The big problem is reward risk. Risk is 15,000,000 euros. Reward is peanuts.
In the past we could choose to work for peanuts with low risk. Now we can't. We have to work for nothing or work for a lot to have a chance of covering compliance.
The big problem is reward risk. Risk is 15,000,000 euros. Reward is peanuts.
In the past we could choose to work for peanuts with low risk. Now we can't. We have to work for nothing or work for a lot to have a chance of covering compliance.
The GDPR carries a fine risk of up to 20 million, but usually the fines are a few hundred/thousand euros depending on the entity. Think "300 euro fine to a driving school" rather than "300 million euro fine to Google".
And even then, you have to be unlucky enough to actually get caught and investigated by market surveillance authorities. I think you're going to be more likely to get caught up in income/donation/gift tax bracket fraud investigation than to ever feel the impact of the CRA as a hobby open source dev.
It would be foolish to ignore the risk, however, especially if you work on something potentially controversial, such as encryption, privacy tools, or any software that may have uses that the EU frowns upon.

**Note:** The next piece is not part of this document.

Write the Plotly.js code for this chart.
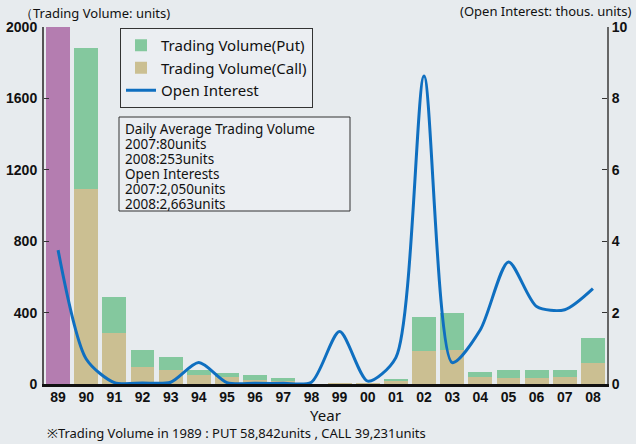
<!DOCTYPE html>
<html><head><meta charset="utf-8">
<script src="https://cdn.plot.ly/plotly-3.0.1.min.js"></script>
<style>html,body{margin:0;padding:0;background:#e7ebee;}#chart{width:636px;height:444px;}</style>
</head><body><div id="chart"></div>
<script>
const years = ['89','90','91','92','93','94','95','96','97','98','99','00','01','02','03','04','05','06','07','08'];
const callVolume = [39231,1090,287,97,78,48,40,24,18,1,3,3,15,184,193,42,36,36,40,120];
const putVolume  = [58842,792,202,93,75,32,22,28,17,1,4,4,15,194,207,28,45,40,41,135];
const openInterest = [3.75,0.7,0.04,0.03,0.05,0.6,0.04,0.02,0.02,0.05,1.47,0.08,0.74,8.63,0.6,1.52,3.42,2.17,2.08,2.67];
const infoLines = ['Daily Average Trading Volume','2007:80units','2008:253units','Open Interests','2007:2,050units','2008:2,663units'];

const font = 'Noto Sans, sans-serif';
const tickFont = {family:'Liberation Sans Narrow, Liberation Sans, Arial Narrow, sans-serif', size:14, color:'#111', weight:'bold'};

// plot area geometry (pixels) used to place paper-referenced overlays
const L = 44, T = 27, PW = 563, PH = 357;
const px = x => (x - L) / PW;
const py = y => (T + PH - y) / PH;

const traces = [
 {type:'bar', name:'Trading Volume(Call)', x:years.slice(1), y:callVolume.slice(1), legendrank:2,
  marker:{color:'#cbbf92', line:{width:0}}, yaxis:'y', hoverinfo:'skip'},
 {type:'bar', name:'Trading Volume(Put)', x:years.slice(1), y:putVolume.slice(1), legendrank:1,
  marker:{color:'#84c89e', line:{width:0}}, yaxis:'y', hoverinfo:'skip'},
 {type:'bar', name:'1989 Call', x:[years[0]], y:[callVolume[0]], showlegend:false,
  marker:{color:'#b47db0', line:{width:0}}, yaxis:'y', hoverinfo:'skip'},
 {type:'bar', name:'1989 Put', x:[years[0]], y:[putVolume[0]], showlegend:false,
  marker:{color:'#b47db0', line:{width:0}}, yaxis:'y', hoverinfo:'skip'},
 {type:'scatter', mode:'lines', name:'Open Interest', x:years, y:openInterest, legendrank:3,
  line:{color:'#0f6fc0', width:3, shape:'spline', smoothing:0.75}, yaxis:'y2', hoverinfo:'skip'}
];

const annotations = [
  {xref:'paper', yref:'paper', x:px(18), y:py(13), xanchor:'left', yanchor:'middle', showarrow:false,
   text:'（Trading Volume: units)', font:{family:font, size:13, color:'#111'}},
  {xref:'paper', yref:'paper', x:px(634), y:py(11), xanchor:'right', yanchor:'middle', showarrow:false,
   text:'(Open Interest: thous. units)', font:{family:font, size:13, color:'#111'}},
  {xref:'paper', yref:'paper', x:px(45), y:py(433), yanchor:'middle', xanchor:'left', showarrow:false,
   text:'※Trading Volume in 1989 : PUT 58,842units , CALL 39,231units',
   font:{family:font, size:13, color:'#111'}}
];
infoLines.forEach((t,i)=>{
  annotations.push({xref:'paper', yref:'paper', x:px(124), y:py(129 + 15*i), xanchor:'left', yanchor:'middle',
    showarrow:false, borderpad:0, text:t, font:{family:font, size:13.5, color:'#111'}});
});

const layout = {
 width:636, height:444,
 margin:{l:L, r:636-L-PW, t:T, b:444-T-PH},
 paper_bgcolor:'#e7ebee', plot_bgcolor:'rgba(0,0,0,0)',
 barmode:'stack', bargap:0.15,
 font:{family:font, color:'#111'},
 showlegend:true,
 legend:{x:px(120), y:py(28), xanchor:'left', yanchor:'top', traceorder:'normal',
   bgcolor:'rgba(236,240,243,0.7)', bordercolor:'#333', borderwidth:1,
   font:{family:font, size:15, color:'#111'}},
 shapes:[
  {type:'rect', xref:'paper', yref:'paper', x0:px(119), x1:px(350), y0:py(211), y1:py(117),
   fillcolor:'rgba(236,240,243,0.7)', line:{color:'#333', width:1}, layer:'below'}
 ],
 xaxis:{type:'category', categoryorder:'array', categoryarray:years, tickfont:tickFont,
   showline:true, linecolor:'#111', linewidth:3,
   ticks:'', showgrid:false, zeroline:false, fixedrange:true, ticklabelstandoff:-2,
   title:{text:'Year', font:{family:font, size:15, color:'#111'}, standoff:2}},
 yaxis:{range:[0,2000], tickvals:[0,400,800,1200,1600,2000], tickfont:tickFont,
   showline:true, linecolor:'#555', linewidth:2, ticks:'inside', ticklen:5, tickcolor:'#333',
   showgrid:false, zeroline:false, ticklabelstandoff:2},
 yaxis2:{overlaying:'y', side:'right', range:[0,10], tickvals:[0,2,4,6,8,10], tickfont:tickFont,
   showline:true, linecolor:'#666', linewidth:2, ticks:'inside', ticklen:5, tickcolor:'#333',
   showgrid:false, zeroline:false},
 annotations:annotations
};
Plotly.newPlot('chart', traces, layout, {displayModeBar:false, staticPlot:true});
</script></body></html>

I strongly suspect that this will eventually be used as a cudgel against disfavored projects/devs to compel project changes or even kill the project outright (or force it to move overseas).
If you’re a FOSS dev in the EU who works on something controversial, and you accept donations, it would be better to outsource the project “ownership” to someone unnamed or outside of EU jurisdiction.
This is a rather big maybe.
Now, from a US perspective rather than an EU one, even being investigated in the US carries a huge risk. It is especially bad in the case that someone wants to prove a point against you. You could suddenly find yourself having to spend huge amounts of money defending yourself because someone wants to make a name for themselves, or you pissed a large political donor off.